- **What is expected**
Using the material below, print a verbatim copy of every line from the one containing "Reproduce this chart" through the one containing "import * as", inclusive, and omit the pictures.

- **Data provided**
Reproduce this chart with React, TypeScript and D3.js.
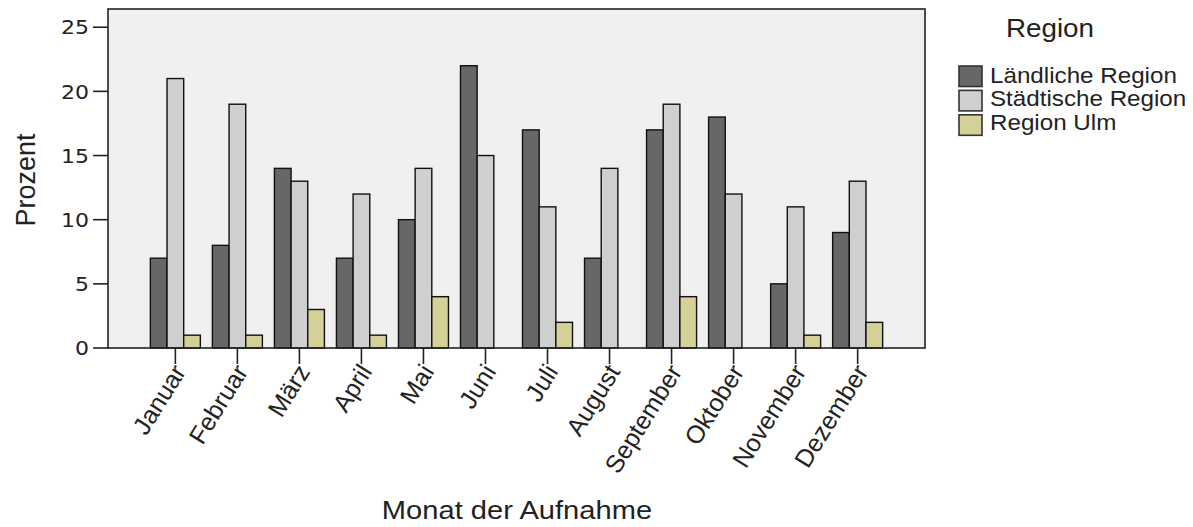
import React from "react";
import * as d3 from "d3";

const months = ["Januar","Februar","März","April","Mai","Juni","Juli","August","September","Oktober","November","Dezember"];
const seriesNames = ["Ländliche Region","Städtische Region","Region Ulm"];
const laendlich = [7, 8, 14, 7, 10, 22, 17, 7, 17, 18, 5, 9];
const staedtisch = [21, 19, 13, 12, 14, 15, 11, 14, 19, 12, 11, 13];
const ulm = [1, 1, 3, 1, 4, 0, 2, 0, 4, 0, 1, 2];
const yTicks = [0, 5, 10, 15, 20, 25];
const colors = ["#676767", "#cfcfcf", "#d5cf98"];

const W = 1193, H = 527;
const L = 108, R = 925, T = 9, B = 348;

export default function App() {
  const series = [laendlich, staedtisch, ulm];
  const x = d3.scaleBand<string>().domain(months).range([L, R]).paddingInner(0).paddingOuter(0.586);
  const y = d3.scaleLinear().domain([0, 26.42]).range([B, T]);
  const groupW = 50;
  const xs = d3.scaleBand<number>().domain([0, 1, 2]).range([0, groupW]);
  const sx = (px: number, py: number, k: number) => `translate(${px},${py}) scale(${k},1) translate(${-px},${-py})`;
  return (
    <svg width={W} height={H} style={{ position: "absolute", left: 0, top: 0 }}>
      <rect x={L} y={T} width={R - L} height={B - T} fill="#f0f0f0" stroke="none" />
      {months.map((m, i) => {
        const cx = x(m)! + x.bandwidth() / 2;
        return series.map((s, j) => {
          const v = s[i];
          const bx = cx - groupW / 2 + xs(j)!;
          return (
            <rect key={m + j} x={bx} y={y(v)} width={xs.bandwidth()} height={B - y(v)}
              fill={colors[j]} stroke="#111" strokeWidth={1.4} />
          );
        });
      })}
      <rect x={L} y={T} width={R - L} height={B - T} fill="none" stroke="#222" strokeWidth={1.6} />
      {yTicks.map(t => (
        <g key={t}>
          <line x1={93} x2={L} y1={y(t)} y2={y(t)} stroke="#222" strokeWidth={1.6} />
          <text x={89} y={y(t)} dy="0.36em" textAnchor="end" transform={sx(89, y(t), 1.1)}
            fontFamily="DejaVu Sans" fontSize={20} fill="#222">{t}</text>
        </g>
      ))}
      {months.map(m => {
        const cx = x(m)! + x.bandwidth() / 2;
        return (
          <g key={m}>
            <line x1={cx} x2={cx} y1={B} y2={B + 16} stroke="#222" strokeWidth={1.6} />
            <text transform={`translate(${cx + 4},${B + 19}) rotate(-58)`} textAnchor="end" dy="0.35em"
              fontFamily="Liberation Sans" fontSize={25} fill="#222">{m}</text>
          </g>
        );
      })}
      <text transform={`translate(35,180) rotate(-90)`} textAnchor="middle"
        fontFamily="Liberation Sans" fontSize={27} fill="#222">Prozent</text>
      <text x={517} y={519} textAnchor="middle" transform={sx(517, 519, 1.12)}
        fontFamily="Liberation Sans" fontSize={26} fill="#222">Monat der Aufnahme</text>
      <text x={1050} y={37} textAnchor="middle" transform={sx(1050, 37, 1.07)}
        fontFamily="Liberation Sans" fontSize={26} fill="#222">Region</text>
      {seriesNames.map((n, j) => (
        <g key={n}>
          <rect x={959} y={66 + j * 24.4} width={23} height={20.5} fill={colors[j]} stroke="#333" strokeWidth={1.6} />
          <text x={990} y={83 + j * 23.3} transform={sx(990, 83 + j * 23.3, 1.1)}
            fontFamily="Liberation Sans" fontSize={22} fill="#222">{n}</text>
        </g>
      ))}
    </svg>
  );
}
---
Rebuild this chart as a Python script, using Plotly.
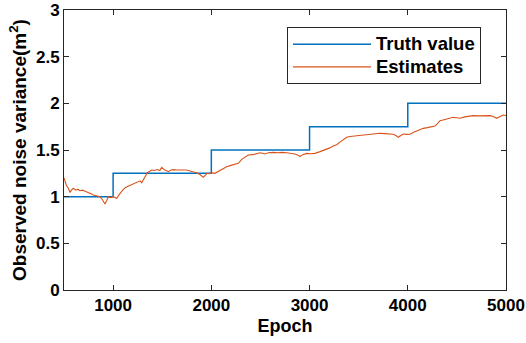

- **Finished exercise**
Reproduce this chart with React, TypeScript and D3.js.
import React from "react";
import * as d3 from "d3";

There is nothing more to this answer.